The State of the Northern District is "Good"

Last week Chief Judge Holderman delivered the annual State of the Court Address, it was his first after becoming Chief Judge last summer.  According to the Chicago Daily Law Bulletin (subscription required) he explained that the Northern District was doing very well and touched on, among others, the following subjects:

  • By the end of 2007, parties should be able to file complaints and pay filing fees electronically.
  • The Northern District plans to update its website later this year.  To that end, anyone with an e-filing account should expect a letter from Judge Holderman this fall soliciting suggestions to improve the website -- www.ilnd.uscourts.gov.
  • The Northern District's filings were down slightly from 2005 (7,606 cases filed in 2006 compared to 7,805 in 2005).  But if student loan and mortgage foreclosure actions are removed, filings jumped 17% from 2005 to 2006.
  • The Northern District is the seventh fastest district court based upon the time from filing to disposition of civil cases -- 6.5 months.
  • The Northern District has instituted criminal background checks of prospective jurors, after three jurors in former Governor Ryan's 2006 criminal trial failed to disclose their criminal records or arrests during the jury selection process.

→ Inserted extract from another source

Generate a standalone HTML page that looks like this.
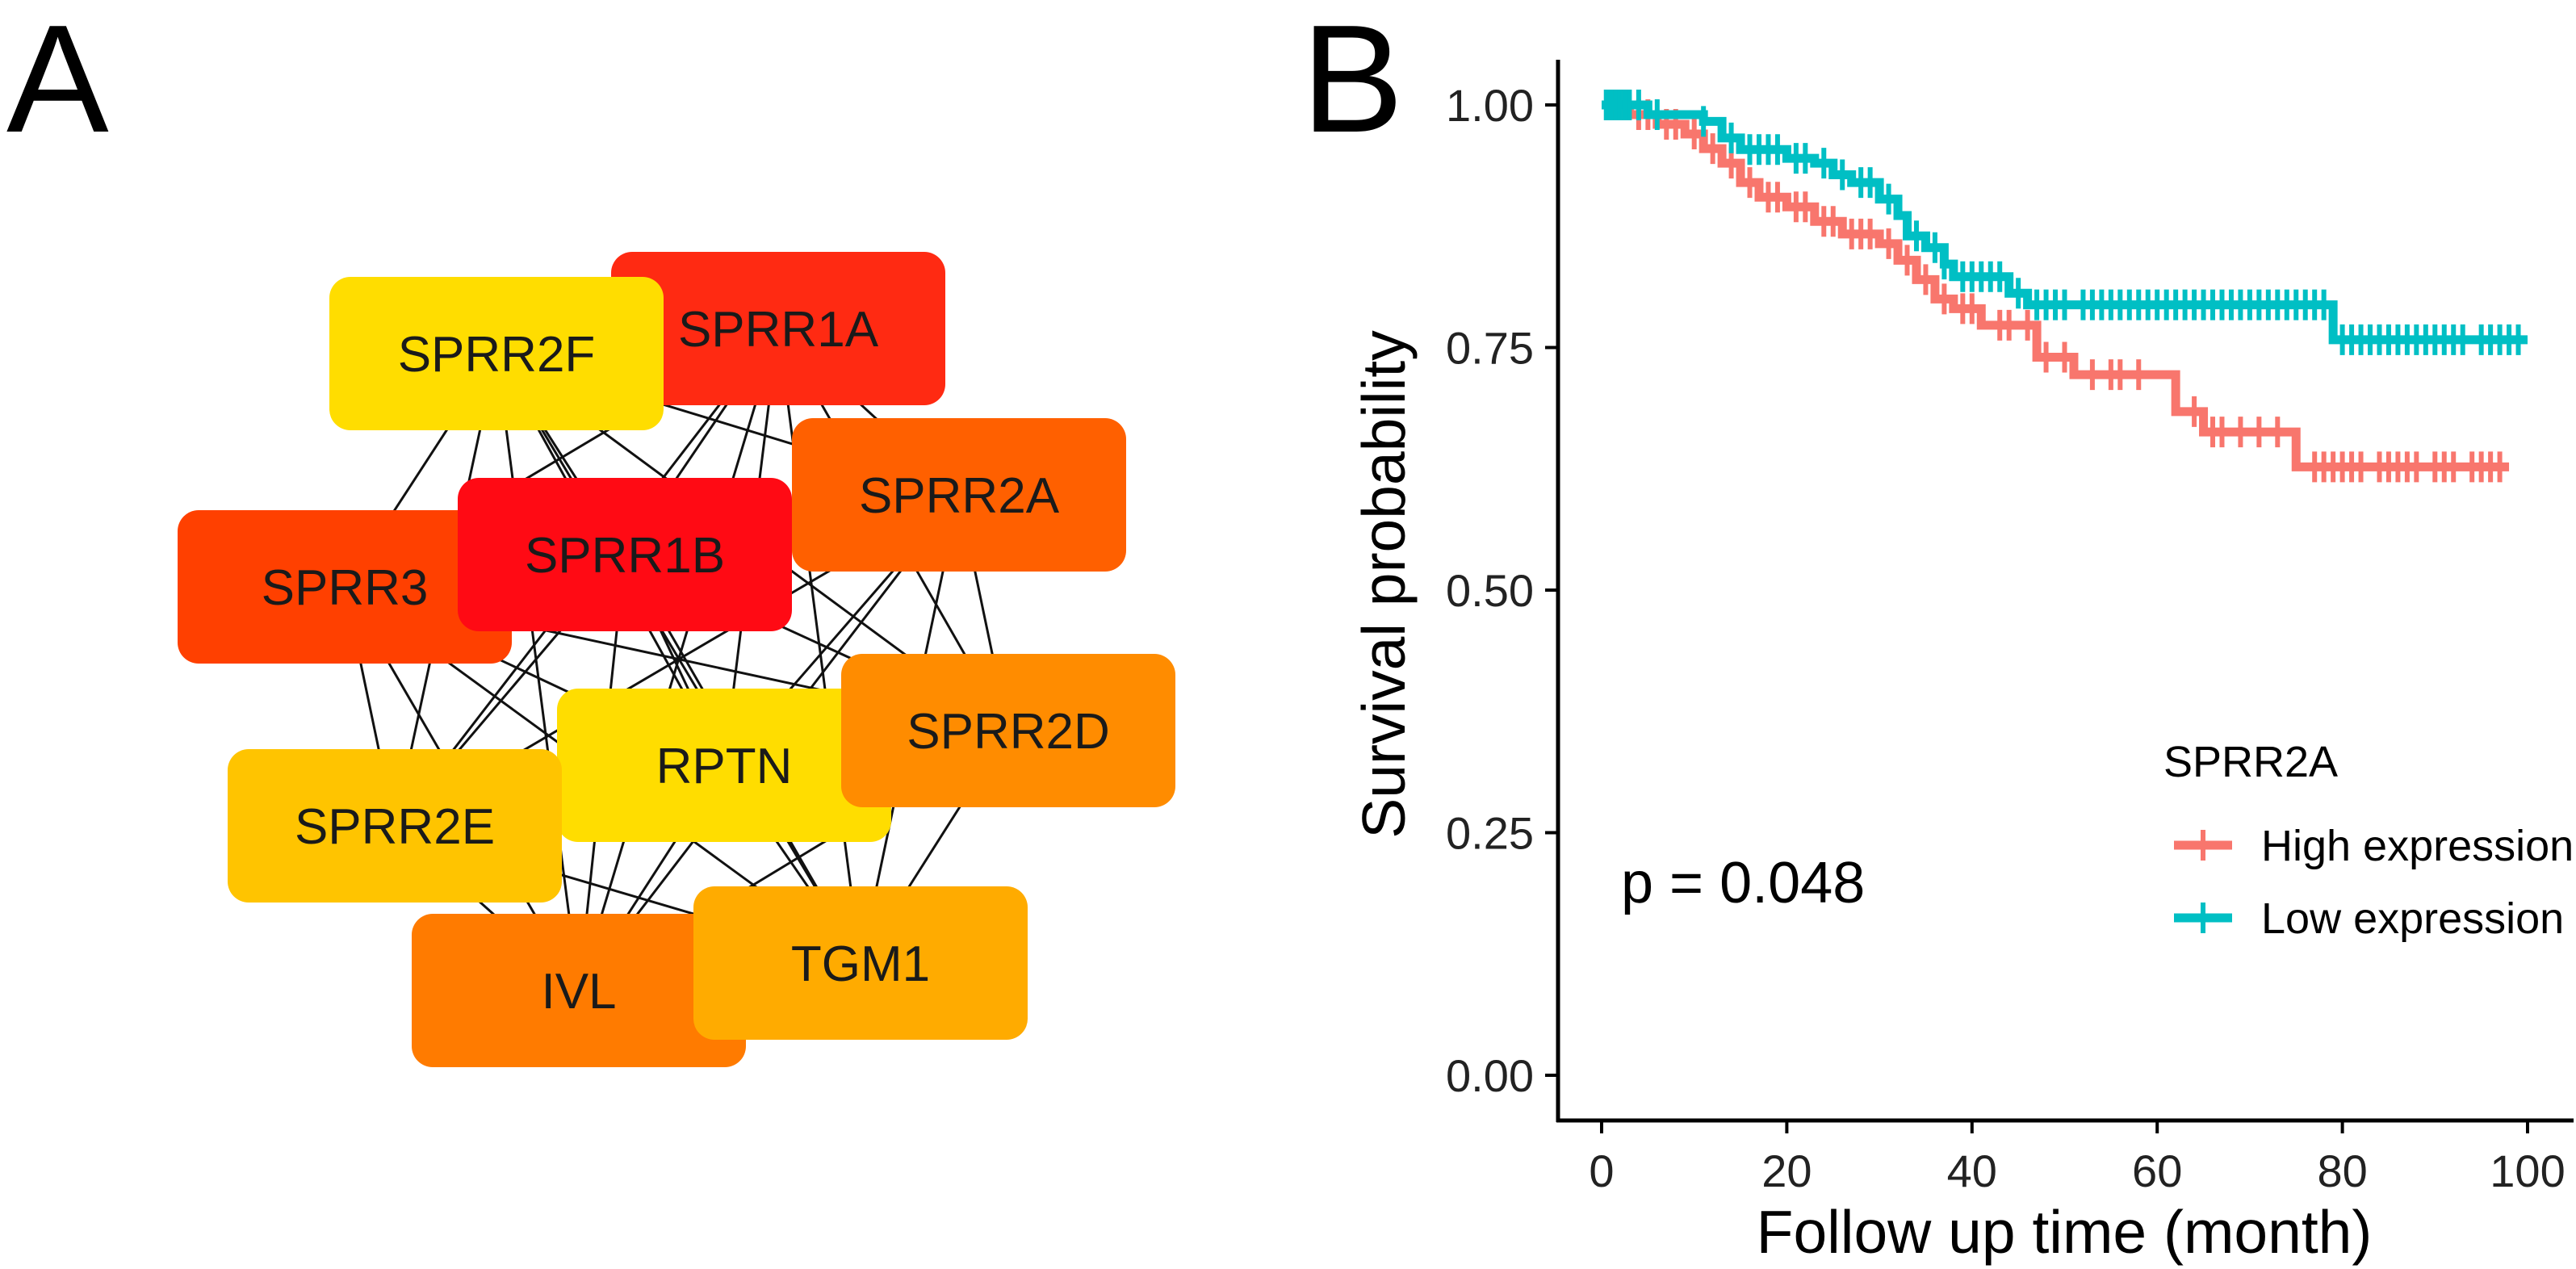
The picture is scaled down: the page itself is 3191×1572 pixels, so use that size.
<!DOCTYPE html>
<html><head><meta charset="utf-8"><style>
html,body{margin:0;padding:0;background:#fff;}
svg{display:block;font-family:"Liberation Sans",Arial,sans-serif;}
</style></head><body>
<svg id="fig" width="3191" height="1572" viewBox="0 0 3191 1572" xmlns="http://www.w3.org/2000/svg">
<text x="8" y="163" font-size="190" fill="#000">A</text>
<text x="1612" y="163" font-size="190" fill="#000">B</text>
<g id="net"></g>
<g id="chart"></g>
</svg>
<script>
const NS='http://www.w3.org/2000/svg';
function mk(tag,attrs,parent){const e=document.createElementNS(NS,tag);for(const k in attrs)e.setAttribute(k,attrs[k]);parent.appendChild(e);return e;}

// ---- Network ----
const nodeNames=['SPRR1A','SPRR2F','SPRR2A','SPRR3','SPRR1B','RPTN','SPRR2D','SPRR2E','IVL','TGM1'];
const nodeColors=['#ff2a12','#ffdd00','#ff6000','#ff4000','#ff0a14','#ffdd00','#ff8c00','#ffc400','#ff7b00','#ffab00'];
const nodeX=[757,408,981,220,567,690,1042,282,510,859];
const nodeY=[312,343,518,632,592,853,810,928,1132,1098];
const BW=414,BH=190;
const net=document.getElementById('net');
const edges=mk('g',{},net);


for(let i=0;i<nodeNames.length;i++)for(let j=i+1;j<nodeNames.length;j++){
  const l=mk('line',{x1:nodeX[i]+BW/2,y1:nodeY[i]+BH/2,x2:nodeX[j]+BW/2,y2:nodeY[j]+BH/2,stroke:'#111','stroke-width':3},edges);
  
  
}
nodeNames.forEach((n,i)=>{
  const g=mk('g',{},net);
  
  
  mk('rect',{x:nodeX[i],y:nodeY[i],width:BW,height:BH,rx:26,fill:nodeColors[i]},g);
  const t=mk('text',{x:nodeX[i]+BW/2,y:nodeY[i]+BH/2+22,'text-anchor':'middle','font-size':62,fill:'#1a1a1a'},g);
  t.textContent=n;
});

// ---- Survival chart ----
const xTicks=[0,20,40,60,80,100];
const yTicks=[0,0.25,0.5,0.75,1.0];
const yTickLabels=['0.00','0.25','0.50','0.75','1.00'];
const highTimes=[0,3,6,9,11,13,15,17,20,23,26,30,32,34,36,38,41,47,51,62,65,75];
const highSurv=[1.0,0.99,0.98,0.97,0.955,0.94,0.92,0.905,0.895,0.88,0.867,0.857,0.84,0.82,0.80,0.79,0.773,0.74,0.722,0.684,0.663,0.627];
const highEnd=98;
const highCensor=[1,2,4,5,7,8,10,12,14,16,18,19,21,22,24,25,27,28,29,31,33,35,37,39,40,43,44,46,48,50,53,55,56,58,64,66,67,69,71,73,77,78,79,80,81,82,84,85,86,87,88,90,91,92,94,95,96,97];
const lowTimes=[0,5,11,13,15,20,23,25,27,30,32,33,35,37,38,44,46,79];
const lowSurv=[1.0,0.99,0.983,0.966,0.954,0.945,0.94,0.928,0.92,0.903,0.886,0.865,0.853,0.836,0.823,0.806,0.794,0.758];
const lowEnd=100;
const lowCensor=[0.5,1,1.5,2,2.5,3,4,6,11,14,16,17,18,19,21,22,24,26,28,29,31,34,36,37,39,40,41,42,43,45,47,48,49,50,52,53,54,55,56,57,58,59,60,61,62,63,64,65,66,67,68,69,70,71,72,73,74,75,76,77,78,80,81,82,83,84,85,86,87,88,89,90,91,92,93,95,96,97,98,99];

const X0=1984,X1=3131,Y0=1332,Y1=130;
const sx=v=>X0+(X1-X0)*v/100;
const sy=v=>Y0-(Y0-Y1)*v;
const chart=document.getElementById('chart');

const yAxis=mk('line',{x1:1930,y1:74,x2:1930,y2:1390,stroke:'#000','stroke-width':5},chart);


const xAxis=mk('line',{x1:1928,y1:1388,x2:3188,y2:1388,stroke:'#000','stroke-width':5},chart);


yTicks.forEach((v,i)=>{
  const tk=mk('line',{x1:1914,y1:sy(v),x2:1930,y2:sy(v),stroke:'#000','stroke-width':4},chart);
  
  
  const t=mk('text',{x:1900,y:sy(v)+20,'text-anchor':'end','font-size':56,fill:'#222'},chart);
  
  
  t.textContent=yTickLabels[i];
});
xTicks.forEach(v=>{
  const tk=mk('line',{x1:sx(v),y1:1388,x2:sx(v),y2:1404,stroke:'#000','stroke-width':4},chart);
  
  
  const t=mk('text',{x:sx(v),y:1470,'text-anchor':'middle','font-size':56,fill:'#222'},chart);
  
  
  t.textContent=String(v);
});
const xt=mk('text',{x:2557,y:1552,'text-anchor':'middle','font-size':75,fill:'#000'},chart);


xt.textContent='Follow up time (month)';
const yt=mk('text',{x:0,y:0,'text-anchor':'middle','font-size':75,fill:'#000',transform:'translate(1740,724) rotate(-90)'},chart);


yt.textContent='Survival probability';

function survAt(times,surv,t){let s=surv[0];for(let i=0;i<times.length;i++){if(times[i]<=t)s=surv[i];}return s;}
function drawCurve(times,surv,end,cens,color,name){
  const g=mk('g',{},chart);
  
  
  let d='M'+sx(times[0])+' '+sy(surv[0]);
  for(let i=1;i<times.length;i++){d+=' H'+sx(times[i])+' V'+sy(surv[i]);}
  d+=' H'+sx(end);
  mk('path',{d:d,fill:'none',stroke:color,'stroke-width':11},g);
  cens.forEach(c=>{
    const y=sy(survAt(times,surv,c));
    const m=mk('line',{x1:sx(c),y1:y-19,x2:sx(c),y2:y+19,stroke:color,'stroke-width':6},g);
    
    
  });
}
drawCurve(highTimes,highSurv,highEnd,highCensor,'#F8766D','high-expression-curve');
drawCurve(lowTimes,lowSurv,lowEnd,lowCensor,'#00BFC4','low-expression-curve');

const p=mk('text',{x:2008,y:1118,'font-size':72,fill:'#000'},chart);


p.textContent='p = 0.048';

const leg=mk('g',{},chart);


const lt=mk('text',{x:2680,y:962,'font-size':54,fill:'#000'},leg);


lt.textContent='SPRR2A';
[['High expression','#F8766D',1047],['Low expression','#00BFC4',1137]].forEach(([lab,col,y])=>{
  const e=mk('g',{},leg);
  
  
  mk('line',{x1:2693,y1:y,x2:2765,y2:y,stroke:col,'stroke-width':11},e);
  mk('line',{x1:2729,y1:y-19,x2:2729,y2:y+19,stroke:col,'stroke-width':6},e);
  const t=mk('text',{x:2801,y:y+19,'font-size':54,fill:'#000'},e);
  t.textContent=lab;
});
</script>
</body></html>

You can also read the Northern District's summary of the speech here.

Northern District Judges Split on Patent Pilot Program

According to yesterday's Chicago Daily Law Bulletin -- Trial Courts May Take on Patent Cases (subscription required, but a free, 15-day trial is available) -- the Northern District of Illinois judges are split on the value of  a proposed pilot program.  The program would provide judges who volunteer to take patent cases with extra training and the assistance of specialized law clerks.  Cases would continue to be randomly assigned.  But after a patent case was randomly assigned, if the assigned judge rejected the case it would be reassigned to a judge participating in the patent program.

Chief Judge Holderman is a proponent of the pilot program.  Chief Judge Holderman explained that the system would benefit the patent bar and that is not new to the federal courts because senior judges already have the option of rejecting cases, which are then reassigned.   You can read more about Chief Judge Holderman's views on patent litigation in the district courts in an article he recently authored with his law clerk, Halley B. Guren, advocating, among other things, providing district judges with specialized patent training and reassigning patent cases to those judges -- "The Patent Litigation Predicament in the United States."*

Judge Kocoras, on the other hand, is "not crazy about" the program, believing that district judges are generalists who "should all take the luck of the draw."  He sees the patent pilot program opening the door to other areas of specialization among Article III judges.

Judge Moran likes the program and says he would volunteer for it.  Although, he notes that allowing "judges over 50 [to] handle computer software issues may be a violation of due process."

* The link is to a draft of the article which is in the process of being finalized for publication in the University of Illinois's Journal of Law, Technology & Policy.

Extra, Extra Read More About It: Chicago Daily Law Bulletin on the KSR Argument

Following up on my post yesterday, The Chicago Daily Law Bulletin has published this story regarding today's Supreme Court argument in KSR International Co. v. Teleflex Inc.  The argument centered around whether the Federal Circuit's obviousness test should be revised (more on the KSR case from Patently-O here and here).  Of course, Justices often play devil's advocate in oral arguments, so it is dangerous to presume outcomes based upon oral argument, but it looks like it was good legal theater. 

Here are a few of the most interesting comments as reported in the Chicago Daily Law Bulletin piece:

Justice Scalia "derided the test as 'gobbledygook.'''

Chief Justice Roberts:  called the current test "a confusing 'layer of Federal Circuit jargon [that is] worse than meaningless.'''

Just Souter wondered whether overturning the current obviousness test would generate a flood of law suits.